In this occasional series, we ask writers to name five books that belong in any book critic's library. Here's what Eula Biss–whose Notes from No Man's Land: American Essays (Graywolf) received the NBCC Award in Criticism in March–had to say.
On Being Blue, William Gass: If it were possible to produce a high definition video of what goes on between a great writer and his words, it might look like this––exhibitionist, virtuosic, and true. A bad breath of misogyny kills the thrill every now and again, but the thrust of the argument still feels right. George Orwell (in “Politics and the English Language”) and David Foster Wallace (in “Authority and American Usage”) ask critics (particularly scholars and academics) not to abuse the language, but Gass, through his own fondling, invites us to show it some love.

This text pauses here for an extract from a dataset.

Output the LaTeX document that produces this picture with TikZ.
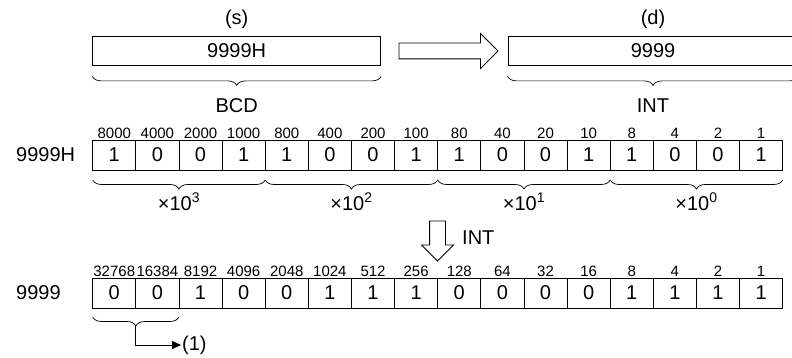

Times Square Red, Times Square Blue, Samuel Delany: A brilliant diptych––two essays on the value of messy, unpredictable, visceral and good-willed human “contact.” The first essay is a memoir of the old Times Square porn theaters, the second a critical essay arguing that “given the mode of capitalism under which we live, life is at its most rewarding, productive, and pleasant when large numbers of people understand, appreciate, and seek out interclass contact and communication conducted in a mode of good will.” Reading these essays side by side is an education on what these two mediums––memoir and criticism––have to offer, how they are limited, and why they belong together.
The Women, Hilton Als: In reading the lives of his “women” (including Dorothy Dean, Owen Dodson and himself) as literature, Als reminds us what literary criticism is really worth––as long as we continue to “tell ourselves stories in order to live,” our ability to critique those stories will determine how we live.
Fun Home, Alison Bechdel: While collapsing a number of tired but strangely enduring Modernist dichotomies (“low” art vs. “high” art, feminine vs. masculine, life vs. fiction) Bechdel crafts a memoir so dense with intertextual references that it becomes a meditation on the two-way traffic of narrative between lives lived and lives told. Another reminder of what’s at stake when we interpret (or write, for that matter), literature.
After Henry, Joan Didion: As always, Didion’s close readings are mostly extra-literary––court transcripts, newspaper headlines, political sound bites, off-air remarks, gestures, silences. And here again is instruction on how criticism can spill its bounds, becoming something more of an ethic than an aesthetic.